- [Written problem]
Return every line below as is, leaving out the pictures.
----------
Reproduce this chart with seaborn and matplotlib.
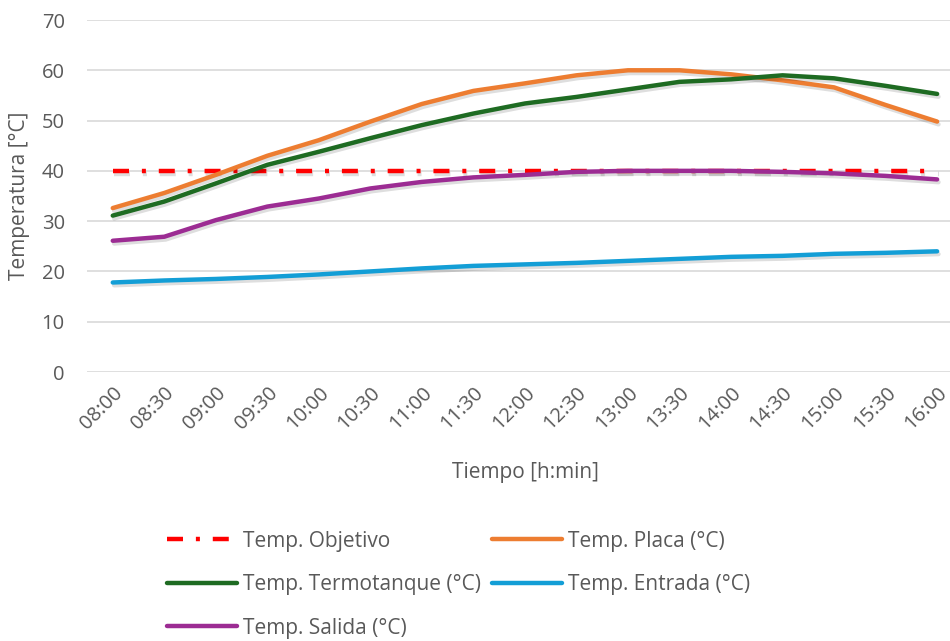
import numpy as np
import pandas as pd
import seaborn as sns
import matplotlib
matplotlib.use("Agg")
import matplotlib.pyplot as plt
import matplotlib.patheffects as pe

horas = ["08:00", "08:30", "09:00", "09:30", "10:00", "10:30", "11:00", "11:30",
         "12:00", "12:30", "13:00", "13:30", "14:00", "14:30", "15:00", "15:30", "16:00"]

temp_objetivo = [40] * 17
temp_placa = [32.6, 35.6, 39.2, 43.0, 46.1, 49.8, 53.3, 55.9,
              57.4, 59.0, 60.0, 60.0, 59.2, 58.0, 56.6, 53.1, 49.8]
temp_termotanque = [31.1, 33.9, 37.5, 41.2, 43.8, 46.5, 49.1, 51.4,
                    53.4, 54.7, 56.2, 57.7, 58.2, 59.0, 58.4, 56.9, 55.3]
temp_entrada = [17.8, 18.2, 18.5, 18.9, 19.4, 20.0, 20.6, 21.1,
                21.4, 21.7, 22.1, 22.5, 22.9, 23.1, 23.5, 23.7, 24.0]
temp_salida = [26.1, 26.9, 30.2, 32.9, 34.5, 36.5, 37.8, 38.7,
               39.2, 39.8, 40.0, 40.0, 40.0, 39.8, 39.5, 39.0, 38.3]

series = {
    "Temp. Objetivo": temp_objetivo,
    "Temp. Placa (°C)": temp_placa,
    "Temp. Termotanque (°C)": temp_termotanque,
    "Temp. Entrada (°C)": temp_entrada,
    "Temp. Salida (°C)": temp_salida,
}
colores = {
    "Temp. Objetivo": "#FF0000",
    "Temp. Placa (°C)": "#ED7D31",
    "Temp. Termotanque (°C)": "#1E6B22",
    "Temp. Entrada (°C)": "#139ED6",
    "Temp. Salida (°C)": "#9C2C93",
}
trazos = {
    "Temp. Objetivo": (3.6, 2.9, 0.9, 2.9),
    "Temp. Placa (°C)": "",
    "Temp. Termotanque (°C)": "",
    "Temp. Entrada (°C)": "",
    "Temp. Salida (°C)": "",
}

pos = np.arange(len(horas))
df = pd.concat(
    [pd.DataFrame({"pos": pos, "Temperatura": vals, "Serie": name})
     for name, vals in series.items()],
    ignore_index=True,
)

sns.set_theme(style="white")
plt.rcParams["font.family"] = ["Open Sans", "DejaVu Sans"]

fig = plt.figure(figsize=(9.5, 6.41), dpi=100)
ax = fig.add_axes([87 / 950, 269 / 641, 863 / 950, 352 / 641])

sns.lineplot(data=df, x="pos", y="Temperatura", hue="Serie", style="Serie",
             palette=colores, dashes=trazos, linewidth=3.2, ax=ax,
             legend=False, sort=False)

sombra = [pe.SimpleLineShadow(offset=(1.0, -2.0), alpha=0.13, shadow_color="black"),
          pe.Normal()]
for ln in ax.get_lines():
    ln.set_path_effects(sombra)
    ln.set_solid_capstyle("round")
    ln.set_dash_capstyle("butt")

ax.set_xlim(-0.5, 16.25)
ax.set_ylim(0, 70)
ax.set_yticks(range(0, 71, 10))
ax.set_xticks(pos)
ax.set_xticklabels(horas, rotation=45, ha="right", rotation_mode="anchor")
ax.tick_params(axis="both", colors="#595959", labelsize=14.5, length=0)
ax.tick_params(axis="y", pad=16)
ax.tick_params(axis="x", pad=8)
ax.grid(axis="y", color="#D9D9D9", linewidth=1.2)
ax.set_axisbelow(True)
for s in ax.spines.values():
    s.set_visible(False)

ax.set_xlabel("Tiempo [h:min]", color="#595959", fontsize=15)
ax.set_ylabel("Temperatura [°C]", color="#595959", fontsize=15)
ax.xaxis.set_label_coords(0.508, -0.255)
ax.yaxis.set_label_coords(-0.066, 0.5)

handles = []
for name in series:
    handles.append(plt.Line2D([], [], color=colores[name], linewidth=3.2,
                              dashes=trazos[name] if trazos[name] else (None, None),
                              solid_capstyle="round", dash_capstyle="butt"))
names = list(series.keys())
orden = [0, 2, 4, 1, 3]
leg = fig.legend([handles[i] for i in orden], [names[i] for i in orden],
                 ncol=2, loc="upper left", bbox_to_anchor=(148 / 950, 1 - 512 / 641),
                 frameon=False, fontsize=15, handlelength=3.37, handletextpad=0.3,
                 columnspacing=0.5, labelspacing=1.08, labelcolor="#595959")

fig.savefig("out.png", dpi=100)
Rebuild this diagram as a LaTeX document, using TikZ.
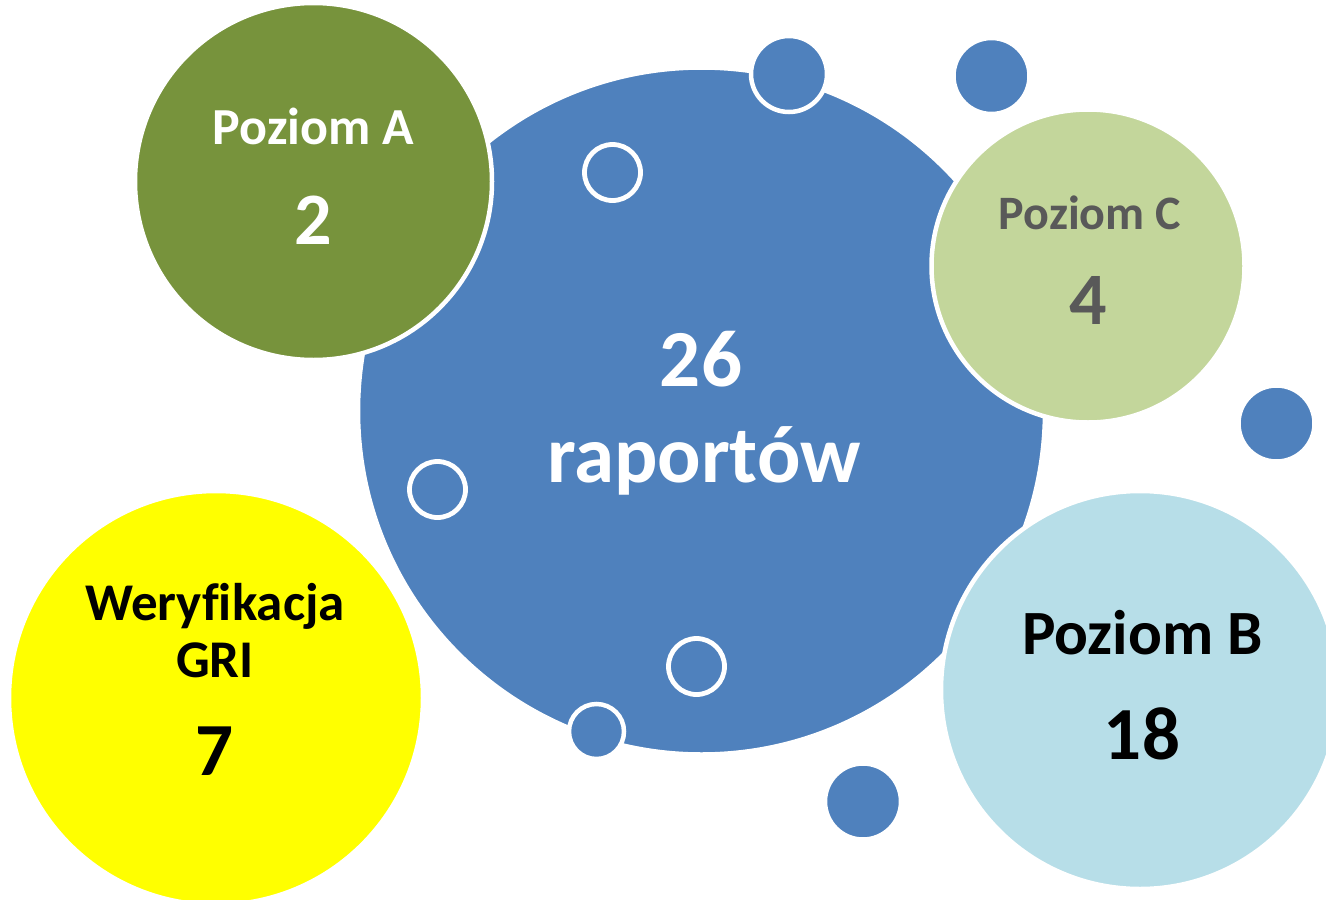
----------
- [Full response]
Reproduce this chart with seaborn and matplotlib.
import numpy as np
import pandas as pd
import seaborn as sns
import matplotlib
matplotlib.use("Agg")
import matplotlib.pyplot as plt
import matplotlib.patheffects as pe

horas = ["08:00", "08:30", "09:00", "09:30", "10:00", "10:30", "11:00", "11:30",
         "12:00", "12:30", "13:00", "13:30", "14:00", "14:30", "15:00", "15:30", "16:00"]

temp_objetivo = [40] * 17
temp_placa = [32.6, 35.6, 39.2, 43.0, 46.1, 49.8, 53.3, 55.9,
              57.4, 59.0, 60.0, 60.0, 59.2, 58.0, 56.6, 53.1, 49.8]
temp_termotanque = [31.1, 33.9, 37.5, 41.2, 43.8, 46.5, 49.1, 51.4,
                    53.4, 54.7, 56.2, 57.7, 58.2, 59.0, 58.4, 56.9, 55.3]
temp_entrada = [17.8, 18.2, 18.5, 18.9, 19.4, 20.0, 20.6, 21.1,
                21.4, 21.7, 22.1, 22.5, 22.9, 23.1, 23.5, 23.7, 24.0]
temp_salida = [26.1, 26.9, 30.2, 32.9, 34.5, 36.5, 37.8, 38.7,
               39.2, 39.8, 40.0, 40.0, 40.0, 39.8, 39.5, 39.0, 38.3]

series = {
    "Temp. Objetivo": temp_objetivo,
    "Temp. Placa (°C)": temp_placa,
    "Temp. Termotanque (°C)": temp_termotanque,
    "Temp. Entrada (°C)": temp_entrada,
    "Temp. Salida (°C)": temp_salida,
}
colores = {
    "Temp. Objetivo": "#FF0000",
    "Temp. Placa (°C)": "#ED7D31",
    "Temp. Termotanque (°C)": "#1E6B22",
    "Temp. Entrada (°C)": "#139ED6",
    "Temp. Salida (°C)": "#9C2C93",
}
trazos = {
    "Temp. Objetivo": (3.6, 2.9, 0.9, 2.9),
    "Temp. Placa (°C)": "",
    "Temp. Termotanque (°C)": "",
    "Temp. Entrada (°C)": "",
    "Temp. Salida (°C)": "",
}

pos = np.arange(len(horas))
df = pd.concat(
    [pd.DataFrame({"pos": pos, "Temperatura": vals, "Serie": name})
     for name, vals in series.items()],
    ignore_index=True,
)

sns.set_theme(style="white")
plt.rcParams["font.family"] = ["Open Sans", "DejaVu Sans"]

fig = plt.figure(figsize=(9.5, 6.41), dpi=100)
ax = fig.add_axes([87 / 950, 269 / 641, 863 / 950, 352 / 641])

sns.lineplot(data=df, x="pos", y="Temperatura", hue="Serie", style="Serie",
             palette=colores, dashes=trazos, linewidth=3.2, ax=ax,
             legend=False, sort=False)

sombra = [pe.SimpleLineShadow(offset=(1.0, -2.0), alpha=0.13, shadow_color="black"),
          pe.Normal()]
for ln in ax.get_lines():
    ln.set_path_effects(sombra)
    ln.set_solid_capstyle("round")
    ln.set_dash_capstyle("butt")

ax.set_xlim(-0.5, 16.25)
ax.set_ylim(0, 70)
ax.set_yticks(range(0, 71, 10))
ax.set_xticks(pos)
ax.set_xticklabels(horas, rotation=45, ha="right", rotation_mode="anchor")
ax.tick_params(axis="both", colors="#595959", labelsize=14.5, length=0)
ax.tick_params(axis="y", pad=16)
ax.tick_params(axis="x", pad=8)
ax.grid(axis="y", color="#D9D9D9", linewidth=1.2)
ax.set_axisbelow(True)
for s in ax.spines.values():
    s.set_visible(False)

ax.set_xlabel("Tiempo [h:min]", color="#595959", fontsize=15)
ax.set_ylabel("Temperatura [°C]", color="#595959", fontsize=15)
ax.xaxis.set_label_coords(0.508, -0.255)
ax.yaxis.set_label_coords(-0.066, 0.5)

handles = []
for name in series:
    handles.append(plt.Line2D([], [], color=colores[name], linewidth=3.2,
                              dashes=trazos[name] if trazos[name] else (None, None),
                              solid_capstyle="round", dash_capstyle="butt"))
names = list(series.keys())
orden = [0, 2, 4, 1, 3]
leg = fig.legend([handles[i] for i in orden], [names[i] for i in orden],
                 ncol=2, loc="upper left", bbox_to_anchor=(148 / 950, 1 - 512 / 641),
                 frameon=False, fontsize=15, handlelength=3.37, handletextpad=0.3,
                 columnspacing=0.5, labelspacing=1.08, labelcolor="#595959")

fig.savefig("out.png", dpi=100)
Rebuild this diagram as a LaTeX document, using TikZ.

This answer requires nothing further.